Boeing has been unable to produce planes for 53 days because of the strike by the International Association of Machinists and Aerospace Workers, which represents Boeing factory workers in Washington state, Oregon and Kansas. With help from federal mediators, Boeing and the IAM reached a tentative agreement Monday night. Boeing shares leaped $6.55, or 15.5%, to $48.91 Tuesday.
The union is strongly recommending members ratify the four-year deal, which would give machinists annual raises of 3% to 5%, a richer pension plan and annual bonuses, including a contract-ratification bonus of at least $5,000 per employee. It would enhance machinists' job security by reducing the amount of work that Boeing has been free to outsource in the past.
At the same time, it would lock in Boeing's production costs for four years.
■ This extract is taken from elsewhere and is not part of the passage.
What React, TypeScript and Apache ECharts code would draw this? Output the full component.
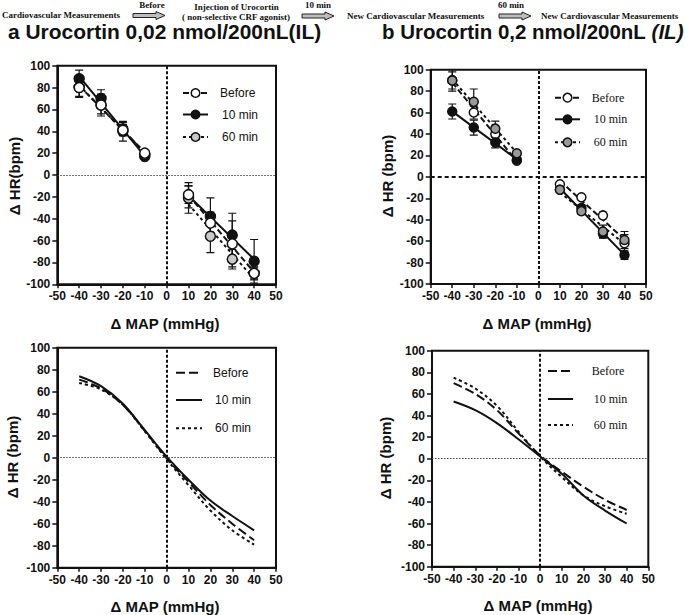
import React, { useEffect, useRef } from "react";
import * as echarts from "echarts";

// ---------- data ----------
const mapLevels = [-40, -30, -20, -10, 10, 20, 30, 40];
const curveMap = [-40, -30, -20, -10, 0, 10, 20, 30, 40];
const seriesNames = ["Before", "10 min", "60 min"];

// Panel a (0,02 nmol) – mean ΔHR and SEM
const aBefore = [80, 64, 41, 20, -18, -44, -63, -90];
const aBeforeErr = [9, 8, 5, 2, 8, 10, 21, 6];
const a10 = [88, 70, 40, 17, -20, -38, -55, -79];
const a10Err = [8, 8, 9, 2, 10, 17, 20, 20];
const a60 = [80, 64, 42, 19, -21, -56, -77, -90];
const a60Err = [8, 10, 6, 2, 14, 15, 9, 5];

// Panel b (0,2 nmol)
const bBefore = [90, 60, 40, 15, -7, -19, -36, -62];
const bBeforeErr = [8, 6, 5, 2, 2, 2, 3, 8];
const b10 = [61, 46, 32, 16, -12, -29, -53, -73];
const b10Err = [7, 7, 5, 2, 2, 3, 4, 4];
const b60 = [90, 70, 45, 22, -12, -32, -51, -59];
const b60Err = [10, 12, 7, 2, 2, 3, 6, 8];

// Sigmoid fitted curves (bottom panels)
const caBefore = [71, 63, 48, 24.5, -0.6, -22, -43, -60, -75];
const ca10 = [74, 65, 49, 25, 1, -20, -39, -53, -66];
const ca60 = [68, 62, 48, 24, -1.5, -25, -48, -66, -79];
const cbBefore = [70, 60, 45, 23.5, 3, -12, -26, -38, -47.5];
const cb10 = [53, 45, 33, 18, 2, -14, -34, -48, -60];
const cb60 = [75, 65, 49, 25, 2, -17, -34, -44, -51];

// ---------- styles ----------
const SANS = '"Liberation Sans", Arial, sans-serif';
const SERIF = '"Liberation Serif", "Times New Roman", serif';
const INK = "#111";
const DASH_BEFORE = [6, 3];
const DASH_60 = [3, 3];
const DASH_BEFORE_CURVE = [9, 4];

function fit(xs: number[], ys: number[]) {
  const n = xs.length;
  const mx = xs.reduce((s, v) => s + v, 0) / n;
  const my = ys.reduce((s, v) => s + v, 0) / n;
  let sxy = 0, sxx = 0;
  for (let i = 0; i < n; i++) {
    sxy += (xs[i] - mx) * (ys[i] - my);
    sxx += (xs[i] - mx) * (xs[i] - mx);
  }
  const k = sxy / sxx;
  return (x: number) => my + k * (x - mx);
}

function errorBars(gi: number, ys: number[], errs: number[], z: number) {
  return {
    type: "custom",
    xAxisIndex: gi,
    yAxisIndex: gi,
    clip: true,
    z,
    silent: true,
    encode: { x: 0, y: 1 },
    data: mapLevels.map((x, i) => [x, ys[i], errs[i]]),
    renderItem: (params: any, api: any) => {
      const x = api.value(0), y = api.value(1), e = api.value(2);
      const t = api.coord([x, y + e]);
      const b = api.coord([x, y - e]);
      const hw = 4;
      const st = { stroke: INK, lineWidth: 1.2 };
      return {
        type: "group",
        children: [
          { type: "line", shape: { x1: t[0], y1: t[1], x2: b[0], y2: b[1] }, style: st },
          { type: "line", shape: { x1: t[0] - hw, y1: t[1], x2: t[0] + hw, y2: t[1] }, style: st },
          { type: "line", shape: { x1: b[0] - hw, y1: b[1], x2: b[0] + hw, y2: b[1] }, style: st },
        ],
      };
    },
  };
}

function regLines(gi: number, ys: number[], dash: any, z: number) {
  const negX = mapLevels.slice(0, 4), negY = ys.slice(0, 4);
  const posX = mapLevels.slice(4), posY = ys.slice(4);
  const fn = fit(negX, negY), fp = fit(posX, posY);
  const ls = { color: INK, width: 2, type: dash };
  return [
    {
      type: "line", xAxisIndex: gi, yAxisIndex: gi, z, silent: true, symbol: "none",
      lineStyle: ls,
      data: [[negX[0], fn(negX[0])], [negX[3], fn(negX[3])]],
    },
    {
      type: "line", xAxisIndex: gi, yAxisIndex: gi, z, silent: true, symbol: "none",
      lineStyle: ls,
      data: [[posX[0], fp(posX[0])], [posX[3], fp(posX[3])]],
    },
  ];
}

function points(gi: number, name: string, ys: number[], fill: string, size: number, z: number) {
  return {
    type: "scatter", name, xAxisIndex: gi, yAxisIndex: gi, z, silent: true,
    symbol: "circle", symbolSize: size,
    itemStyle: { color: fill, borderColor: INK, borderWidth: 1.5, opacity: 1 },
    data: mapLevels.map((x, i) => [x, ys[i]]),
  };
}

function curve(gi: number, name: string, ys: number[], dash: any, z: number) {
  return {
    type: "line", name, xAxisIndex: gi, yAxisIndex: gi, z, silent: true,
    symbol: "none", smooth: 0.35,
    lineStyle: { color: INK, width: 2, type: dash },
    data: curveMap.map((x, i) => [x, ys[i]]),
  };
}

function zeroLines(gi: number, hStyle: any) {
  return {
    type: "line", xAxisIndex: gi, yAxisIndex: gi, data: [], silent: true, z: 1,
    markLine: {
      silent: true, symbol: "none", animation: false,
      label: { show: false },
      data: [
        { xAxis: 0, lineStyle: { color: INK, width: 2, type: [3, 2] } },
        { yAxis: 0, lineStyle: hStyle },
      ],
    },
  };
}

const axisCommon = {
  type: "value",
  splitLine: { show: false },
  axisLine: { show: true, onZero: false, lineStyle: { color: INK, width: 2 } },
  axisLabel: { color: INK, fontWeight: "bold", fontSize: 12, fontFamily: SANS },
};

function xAxis(gi: number) {
  return {
    ...axisCommon, gridIndex: gi, min: -50, max: 50, interval: 10,
    axisTick: { show: true, length: 4, lineStyle: { color: INK, width: 1.5 } },
    axisLabel: { ...axisCommon.axisLabel, margin: 6 },
  };
}
function yAxis(gi: number) {
  return {
    ...axisCommon, gridIndex: gi, min: -100, max: 100, interval: 20,
    axisTick: { show: true, length: 5, lineStyle: { color: INK, width: 1.5 } },
    axisLabel: { ...axisCommon.axisLabel, margin: 7 },
  };
}

function txt(x: number, y: number, text: string, opts: any = {}) {
  const align = opts.align || "left";
  return {
    type: "text", x, y, rotation: opts.rotation || 0, silent: true, z: 100,
    scaleX: opts.scaleX || 1,
    style: {
      text,
      fill: INK,
      fontSize: opts.size || 12,
      fontWeight: opts.weight || "normal",
      fontFamily: opts.family || SANS,
      fontStyle: opts.style || "normal",
      align, textAlign: align,
      verticalAlign: "middle", textVerticalAlign: "middle",
      rich: opts.rich,
    },
  };
}

function arrow(x0: number, y: number) {
  return {
    type: "polygon", silent: true, z: 100,
    shape: {
      points: [
        [x0, y - 2], [x0 + 23, y - 2], [x0 + 23, y - 4], [x0 + 32, y],
        [x0 + 23, y + 4], [x0 + 23, y + 2], [x0, y + 2],
      ],
    },
    style: { fill: "#bdbdbd", stroke: "#222", lineWidth: 1 },
  };
}

function legend(x1: number, x2: number, ys: number[], textX: number, family: string, markers: string[] | null, dashes: any[]) {
  const els: any[] = [];
  ys.forEach((y, i) => {
    els.push({
      type: "line", silent: true, z: 100,
      shape: { x1, y1: y, x2, y2: y },
      style: { stroke: INK, lineWidth: 2, lineDash: dashes[i] },
    });
    if (markers) {
      els.push({
        type: "circle", silent: true, z: 101,
        shape: { cx: (x1 + x2) / 2, cy: y, r: 4.3 },
        style: { fill: markers[i], stroke: INK, lineWidth: 1.5 },
      });
    }
    els.push(txt(textX + (i === 0 ? 0 : 2), y, seriesNames[i], { family, size: 12 }));
  });
  return els;
}

export default function App() {
  const ref = useRef<HTMLDivElement>(null);
  useEffect(() => {
    if (!ref.current) return;
    const chart = echarts.init(ref.current, undefined, { renderer: "svg" });
    const grayA = "#c9c9c9";
    const grayB = "#999999";
    const grids = [
      { left: 57.3, top: 65.7, width: 218.7, height: 218.6 },
      { left: 430.7, top: 69.7, width: 215.3, height: 214.3 },
      { left: 57.3, top: 347.7, width: 218.7, height: 220 },
      { left: 432, top: 350.7, width: 216.3, height: 216 },
    ].map((g) => ({ ...g, show: true, borderColor: INK, borderWidth: 2, backgroundColor: "#fff" }));

    const thinDot = { color: "#444", width: 1, type: [1.5, 1.5] };
    const thickDash = { color: INK, width: 1.8, type: [4, 3] };

    const series: any[] = [
      zeroLines(0, thinDot),
      zeroLines(1, thickDash),
      zeroLines(2, thinDot),
      zeroLines(3, thinDot),
      // panel a top
      ...regLines(0, aBefore, DASH_BEFORE, 2),
      ...regLines(0, a10, "solid", 2),
      ...regLines(0, a60, DASH_60, 2),
      errorBars(0, aBefore, aBeforeErr, 3),
      errorBars(0, a10, a10Err, 3),
      errorBars(0, a60, a60Err, 3),
      points(0, "10 min", a10, INK, 10, 5),
      points(0, "60 min", a60, grayA, 10, 6),
      points(0, "Before", aBefore, "#fff", 10, 7),
      // panel b top
      ...regLines(1, bBefore, DASH_BEFORE, 2),
      ...regLines(1, b10, "solid", 2),
      ...regLines(1, b60, DASH_60, 2),
      errorBars(1, bBefore, bBeforeErr, 3),
      errorBars(1, b10, b10Err, 3),
      errorBars(1, b60, b60Err, 3),
      points(1, "Before", bBefore, "#fff", 9, 5),
      points(1, "10 min", b10, INK, 9, 6),
      points(1, "60 min", b60, grayB, 9, 7),
      // bottom curves
      curve(2, "Before", caBefore, DASH_BEFORE_CURVE, 3),
      curve(2, "10 min", ca10, "solid", 3),
      curve(2, "60 min", ca60, DASH_60, 3),
      curve(3, "Before", cbBefore, DASH_BEFORE_CURVE, 3),
      curve(3, "10 min", cb10, "solid", 3),
      curve(3, "60 min", cb60, DASH_60, 3),
    ];

    const hdr = { family: SERIF, weight: "bold", size: 9 };
    const graphic: any[] = [
      // protocol header
      txt(2, 15, "Cardiovascular Measurements", hdr),
      arrow(133, 15.5),
      txt(152, 5, "Before", { ...hdr, align: "center" }),
      txt(236.5, 6.5, "Injection of Urocortin", { ...hdr, align: "center" }),
      txt(236, 16.5, "( non-selective CRF agonist)", { ...hdr, align: "center" }),
      arrow(302, 16),
      txt(318, 4.5, "10 min", { ...hdr, align: "center" }),
      txt(347, 16, "New Cardiovascular Measurements", hdr),
      arrow(499, 16),
      txt(511, 5, "60 min", { ...hdr, align: "center" }),
      txt(541, 16, "New Cardiovascular Measurements", hdr),
      // panel titles
      txt(8, 32.5, "a Urocortin 0,02 nmol/200nL(IL)", { size: 19.5, weight: "bold", scaleX: 1.075 }),
      txt(382, 32.5, "{n|b Urocortin 0,2 nmol/200nL }{i|(IL)}", {
        size: 19.5, weight: "bold", scaleX: 1.05,
        rich: {
          n: { fontSize: 19.5, fontWeight: "bold", fontFamily: SANS, fill: INK, color: INK },
          i: { fontSize: 19.5, fontWeight: "bold", fontStyle: "italic", fontFamily: SANS, fill: INK, color: INK },
        },
      }),
      // axis titles
      txt(14, 176, "Δ HR(bpm)", { size: 15, weight: "bold", align: "center", rotation: Math.PI / 2 }),
      txt(387, 176, "Δ HR (bpm)", { size: 15, weight: "bold", align: "center", rotation: Math.PI / 2 }),
      txt(12, 457, "Δ HR (bpm)", { size: 15, weight: "bold", align: "center", rotation: Math.PI / 2 }),
      txt(385, 458, "Δ HR (bpm)", { size: 15, weight: "bold", align: "center", rotation: Math.PI / 2 }),
      txt(165, 323, "Δ MAP (mmHg)", { size: 15, weight: "bold", align: "center" }),
      txt(537, 323, "Δ MAP (mmHg)", { size: 15, weight: "bold", align: "center" }),
      txt(165, 606, "Δ MAP (mmHg)", { size: 15, weight: "bold", align: "center" }),
      txt(538, 605, "Δ MAP (mmHg)", { size: 15, weight: "bold", align: "center" }),
      // legends
      ...legend(183, 208, [93, 114.5, 137], 220, SANS, ["#fff", INK, grayA], [DASH_BEFORE, null, DASH_60]),
      ...legend(555, 580, [97.7, 119.3, 142.3], 591.7, SERIF, ["#fff", INK, grayB], [DASH_BEFORE, null, DASH_60]),
      ...legend(176, 202, [372.7, 400, 428.3], 213, SANS, null, [DASH_BEFORE_CURVE, null, DASH_60]),
      ...legend(548, 573, [371, 399, 425], 591.7, SERIF, null, [DASH_BEFORE_CURVE, null, DASH_60]),
    ];

    chart.setOption({
      animation: false,
      backgroundColor: "#fff",
      grid: grids,
      xAxis: [0, 1, 2, 3].map(xAxis),
      yAxis: [0, 1, 2, 3].map(yAxis),
      series,
      graphic,
    });
    return () => chart.dispose();
  }, []);
  return (
    <div
      ref={ref}
      style={{ position: "absolute", left: 0, top: 0, width: 685, height: 615, background: "#fff" }}
    />
  );
}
Boeing would retain the right to outsource work to non-Boeing-owned suppliers if needed to cut costs, speed production, gain access to foreign markets or produce components it cannot do in-house.
"This is a win-win," Mark Blondin, the union's top aerospace official, said Tuesday in an interview.
Machinists will vote Saturday whether to ratify the contract. If a majority says yes, Boeing can resume building its commercial airplanes within days.
Today, however, Boeing opens contract talks with the Society for Professional Engineering Employees and Aerospace (SPEEA), which represents its engineering and technical workers. The union is telling its membership these will be "difficult talks" because eight months of preliminary negotiations have been "disappointing."